With increasing concentration of greenhouse gases in the atmosphere, the strong zonal winds in the Southern Ocean are predicted to become even stronger. The associated northward Ekman transport across the open latitudes of Drake Passage intensifies by (5-10)×106m3/s. This is balanced by a stronger southward geostrophic transport in the deep ocean. Since the flow of Antarctic Circumpolar Current (ACC) is essentially geostrophic, its net, deep southward component increases. Wind stress curl is also predicted to change most noteably south of 40°S, resulting in changes in the near-bottom vertical velocity through changes in the bottom pressure torque.
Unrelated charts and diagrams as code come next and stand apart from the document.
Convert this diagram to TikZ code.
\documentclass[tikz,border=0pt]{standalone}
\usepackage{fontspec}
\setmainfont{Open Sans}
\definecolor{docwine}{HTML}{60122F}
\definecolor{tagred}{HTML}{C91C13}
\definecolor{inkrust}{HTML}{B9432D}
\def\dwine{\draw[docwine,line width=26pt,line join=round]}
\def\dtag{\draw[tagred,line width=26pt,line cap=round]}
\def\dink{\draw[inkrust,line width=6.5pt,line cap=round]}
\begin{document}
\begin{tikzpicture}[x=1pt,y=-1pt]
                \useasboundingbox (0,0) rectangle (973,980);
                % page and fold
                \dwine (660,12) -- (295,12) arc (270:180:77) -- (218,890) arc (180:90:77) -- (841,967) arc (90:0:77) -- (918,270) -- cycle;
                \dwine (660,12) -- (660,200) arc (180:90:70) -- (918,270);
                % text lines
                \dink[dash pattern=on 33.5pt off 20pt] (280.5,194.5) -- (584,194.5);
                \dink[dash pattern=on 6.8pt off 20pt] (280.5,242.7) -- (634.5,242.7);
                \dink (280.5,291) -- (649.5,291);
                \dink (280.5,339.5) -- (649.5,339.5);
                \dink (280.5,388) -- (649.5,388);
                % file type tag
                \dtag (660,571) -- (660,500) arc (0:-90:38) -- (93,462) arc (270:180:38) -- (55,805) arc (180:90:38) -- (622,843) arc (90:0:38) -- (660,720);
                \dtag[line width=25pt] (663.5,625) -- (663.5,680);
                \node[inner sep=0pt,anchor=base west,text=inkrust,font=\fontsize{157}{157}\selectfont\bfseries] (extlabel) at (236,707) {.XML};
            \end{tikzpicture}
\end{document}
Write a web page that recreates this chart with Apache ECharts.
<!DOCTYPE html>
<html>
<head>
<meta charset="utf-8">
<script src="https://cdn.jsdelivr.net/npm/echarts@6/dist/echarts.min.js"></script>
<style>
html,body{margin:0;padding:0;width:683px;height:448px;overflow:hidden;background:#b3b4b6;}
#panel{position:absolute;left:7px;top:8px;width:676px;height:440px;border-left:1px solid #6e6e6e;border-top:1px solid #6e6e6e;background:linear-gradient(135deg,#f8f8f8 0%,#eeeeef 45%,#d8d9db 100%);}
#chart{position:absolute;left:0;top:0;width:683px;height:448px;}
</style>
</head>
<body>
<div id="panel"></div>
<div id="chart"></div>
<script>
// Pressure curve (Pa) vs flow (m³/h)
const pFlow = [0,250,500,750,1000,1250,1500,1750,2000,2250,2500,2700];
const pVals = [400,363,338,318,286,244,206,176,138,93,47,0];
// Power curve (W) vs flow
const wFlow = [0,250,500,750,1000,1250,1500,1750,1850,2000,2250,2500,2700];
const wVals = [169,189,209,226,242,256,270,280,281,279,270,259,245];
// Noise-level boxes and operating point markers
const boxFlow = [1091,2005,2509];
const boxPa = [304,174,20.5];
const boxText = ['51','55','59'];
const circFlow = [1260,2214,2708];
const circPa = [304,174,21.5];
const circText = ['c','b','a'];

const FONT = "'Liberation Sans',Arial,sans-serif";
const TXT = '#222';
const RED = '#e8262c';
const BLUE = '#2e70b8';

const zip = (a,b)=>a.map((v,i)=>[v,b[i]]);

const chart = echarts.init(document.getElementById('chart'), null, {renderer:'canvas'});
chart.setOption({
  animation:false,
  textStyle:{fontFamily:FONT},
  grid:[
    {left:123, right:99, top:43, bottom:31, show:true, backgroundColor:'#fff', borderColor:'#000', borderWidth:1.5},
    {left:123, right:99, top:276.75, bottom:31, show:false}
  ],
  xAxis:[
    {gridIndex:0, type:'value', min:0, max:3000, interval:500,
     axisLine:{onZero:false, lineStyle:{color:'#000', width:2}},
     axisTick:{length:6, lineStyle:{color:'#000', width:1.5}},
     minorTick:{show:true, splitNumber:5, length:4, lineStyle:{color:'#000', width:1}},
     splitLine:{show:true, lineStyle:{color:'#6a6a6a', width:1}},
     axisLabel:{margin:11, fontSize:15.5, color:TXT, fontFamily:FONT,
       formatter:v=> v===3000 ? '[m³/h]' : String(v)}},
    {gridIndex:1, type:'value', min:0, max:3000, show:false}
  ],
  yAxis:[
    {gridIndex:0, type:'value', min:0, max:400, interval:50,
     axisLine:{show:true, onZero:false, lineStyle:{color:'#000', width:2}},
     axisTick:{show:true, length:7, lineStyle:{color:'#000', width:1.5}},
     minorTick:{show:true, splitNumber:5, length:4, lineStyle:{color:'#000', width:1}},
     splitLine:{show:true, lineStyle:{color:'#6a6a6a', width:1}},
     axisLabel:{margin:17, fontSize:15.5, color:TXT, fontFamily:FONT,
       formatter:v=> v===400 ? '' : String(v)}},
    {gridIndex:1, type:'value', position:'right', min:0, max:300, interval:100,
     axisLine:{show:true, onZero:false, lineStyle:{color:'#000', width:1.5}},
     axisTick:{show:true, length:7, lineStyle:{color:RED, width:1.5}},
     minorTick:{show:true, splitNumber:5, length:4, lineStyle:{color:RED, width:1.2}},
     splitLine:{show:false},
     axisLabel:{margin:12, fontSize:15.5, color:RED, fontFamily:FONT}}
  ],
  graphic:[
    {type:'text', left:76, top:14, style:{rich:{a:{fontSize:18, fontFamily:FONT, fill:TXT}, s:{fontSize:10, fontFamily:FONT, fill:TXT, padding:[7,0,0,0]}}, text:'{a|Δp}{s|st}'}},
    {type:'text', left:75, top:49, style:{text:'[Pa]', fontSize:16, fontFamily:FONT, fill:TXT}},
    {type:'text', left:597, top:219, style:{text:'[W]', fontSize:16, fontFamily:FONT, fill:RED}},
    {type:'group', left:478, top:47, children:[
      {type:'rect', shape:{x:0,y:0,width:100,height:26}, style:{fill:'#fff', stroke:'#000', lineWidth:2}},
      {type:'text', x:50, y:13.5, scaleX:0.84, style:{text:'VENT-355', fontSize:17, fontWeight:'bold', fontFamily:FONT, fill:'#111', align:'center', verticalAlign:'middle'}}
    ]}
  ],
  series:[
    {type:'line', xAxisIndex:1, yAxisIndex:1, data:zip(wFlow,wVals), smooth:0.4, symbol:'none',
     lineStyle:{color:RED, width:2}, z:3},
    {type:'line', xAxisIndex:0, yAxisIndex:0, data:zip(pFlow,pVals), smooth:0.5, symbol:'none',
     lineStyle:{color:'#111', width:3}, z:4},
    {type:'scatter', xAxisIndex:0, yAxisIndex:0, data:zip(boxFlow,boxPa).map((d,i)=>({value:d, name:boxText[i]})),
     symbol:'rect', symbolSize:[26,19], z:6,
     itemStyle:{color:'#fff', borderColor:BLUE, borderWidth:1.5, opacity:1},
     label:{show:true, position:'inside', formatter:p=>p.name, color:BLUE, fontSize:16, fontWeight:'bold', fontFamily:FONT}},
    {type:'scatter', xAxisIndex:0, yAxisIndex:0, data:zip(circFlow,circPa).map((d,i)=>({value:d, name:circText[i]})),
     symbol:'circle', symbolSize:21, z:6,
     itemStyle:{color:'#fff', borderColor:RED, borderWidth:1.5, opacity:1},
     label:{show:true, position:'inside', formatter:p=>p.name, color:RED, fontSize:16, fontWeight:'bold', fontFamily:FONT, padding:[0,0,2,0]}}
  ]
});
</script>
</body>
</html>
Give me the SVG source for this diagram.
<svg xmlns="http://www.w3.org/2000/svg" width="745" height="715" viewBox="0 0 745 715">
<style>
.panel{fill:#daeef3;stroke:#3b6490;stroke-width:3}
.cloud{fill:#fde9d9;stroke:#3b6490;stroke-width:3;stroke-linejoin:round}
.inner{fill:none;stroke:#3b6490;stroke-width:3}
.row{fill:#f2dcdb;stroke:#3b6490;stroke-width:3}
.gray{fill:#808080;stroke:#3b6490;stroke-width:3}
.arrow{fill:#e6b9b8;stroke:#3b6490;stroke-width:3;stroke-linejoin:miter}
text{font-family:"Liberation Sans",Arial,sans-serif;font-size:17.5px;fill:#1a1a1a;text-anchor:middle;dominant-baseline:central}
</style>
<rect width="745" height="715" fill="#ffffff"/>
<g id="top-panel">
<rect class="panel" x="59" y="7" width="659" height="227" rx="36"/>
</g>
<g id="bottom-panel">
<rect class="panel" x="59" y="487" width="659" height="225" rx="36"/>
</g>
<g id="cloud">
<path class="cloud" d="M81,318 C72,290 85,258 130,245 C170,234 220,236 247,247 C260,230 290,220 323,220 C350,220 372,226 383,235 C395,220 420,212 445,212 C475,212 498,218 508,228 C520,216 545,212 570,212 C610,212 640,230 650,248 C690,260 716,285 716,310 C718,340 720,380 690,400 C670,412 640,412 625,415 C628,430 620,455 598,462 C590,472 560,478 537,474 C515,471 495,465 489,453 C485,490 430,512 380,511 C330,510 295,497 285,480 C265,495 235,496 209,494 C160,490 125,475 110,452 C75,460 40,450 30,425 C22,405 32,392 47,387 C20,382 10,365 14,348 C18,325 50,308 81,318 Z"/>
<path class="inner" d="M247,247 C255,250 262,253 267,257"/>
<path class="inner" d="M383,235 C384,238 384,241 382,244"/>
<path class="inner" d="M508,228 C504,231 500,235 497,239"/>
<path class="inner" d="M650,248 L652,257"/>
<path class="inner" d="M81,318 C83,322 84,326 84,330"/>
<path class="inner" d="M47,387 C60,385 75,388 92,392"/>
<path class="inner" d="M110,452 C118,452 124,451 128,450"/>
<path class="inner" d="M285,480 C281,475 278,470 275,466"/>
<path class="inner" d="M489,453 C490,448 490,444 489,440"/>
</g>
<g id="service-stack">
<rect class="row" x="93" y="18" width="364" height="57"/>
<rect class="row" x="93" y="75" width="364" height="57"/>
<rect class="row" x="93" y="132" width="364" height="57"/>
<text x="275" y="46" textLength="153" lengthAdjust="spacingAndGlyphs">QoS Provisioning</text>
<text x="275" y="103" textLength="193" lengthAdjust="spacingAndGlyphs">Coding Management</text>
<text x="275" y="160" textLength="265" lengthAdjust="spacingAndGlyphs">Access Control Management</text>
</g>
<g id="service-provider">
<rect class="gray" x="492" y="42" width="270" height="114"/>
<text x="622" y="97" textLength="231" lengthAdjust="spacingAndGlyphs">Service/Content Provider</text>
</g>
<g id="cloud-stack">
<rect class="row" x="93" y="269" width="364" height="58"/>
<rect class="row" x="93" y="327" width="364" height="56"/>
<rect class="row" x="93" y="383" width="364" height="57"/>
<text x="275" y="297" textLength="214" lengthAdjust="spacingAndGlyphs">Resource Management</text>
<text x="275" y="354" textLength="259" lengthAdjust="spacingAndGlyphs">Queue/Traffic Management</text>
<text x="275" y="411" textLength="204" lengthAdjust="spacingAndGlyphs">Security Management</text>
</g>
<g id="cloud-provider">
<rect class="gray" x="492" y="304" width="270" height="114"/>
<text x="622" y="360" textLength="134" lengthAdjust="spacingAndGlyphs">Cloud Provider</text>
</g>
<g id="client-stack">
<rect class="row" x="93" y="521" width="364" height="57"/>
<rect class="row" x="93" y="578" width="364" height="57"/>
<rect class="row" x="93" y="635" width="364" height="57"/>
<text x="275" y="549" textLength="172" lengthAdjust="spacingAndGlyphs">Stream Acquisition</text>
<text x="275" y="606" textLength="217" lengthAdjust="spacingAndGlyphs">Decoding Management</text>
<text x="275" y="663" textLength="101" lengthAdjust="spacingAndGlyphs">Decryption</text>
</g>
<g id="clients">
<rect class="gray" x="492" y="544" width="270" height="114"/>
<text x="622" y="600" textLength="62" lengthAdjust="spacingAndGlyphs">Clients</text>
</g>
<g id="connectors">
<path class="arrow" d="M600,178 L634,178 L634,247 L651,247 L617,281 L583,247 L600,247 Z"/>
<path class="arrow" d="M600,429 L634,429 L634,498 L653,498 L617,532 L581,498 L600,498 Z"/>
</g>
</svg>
In the upper ACC, the predicted stronger zonal wind stress leads to a deepening of isopycnals. [A comparable in magnitude shallowing of isopycnals in the subtropical oceans results from the predicted changes in the local wind stress curl.] Finally, the mechanical energy supply to the oceanic general circulation is predicted to increase by about 0.2×1012W, mostly in the Southern Ocean. The consequences of this predicted change in the mechanical energy flux on the ocean circulation are at present not well understood. The expected consequent strengthening of small- scale mixing in the oceanic interior could be offset, at least in part, by the predicted increase in stratification. In addition, the expected more intense mesoscale eddy activity resulting from increased baroclinicity could remove at least some portion of the potential energy generated by the stronger winds. However, the diapycnal mixing could become more intense near the surface in the regions where deep isopycnals outcrop in the Southern Ocean as a result of more intense mesoscale eddy activity. The overall effect of these wind-induced changes on the global ocean overturning circulation and carbon cycle is not easy to foresee.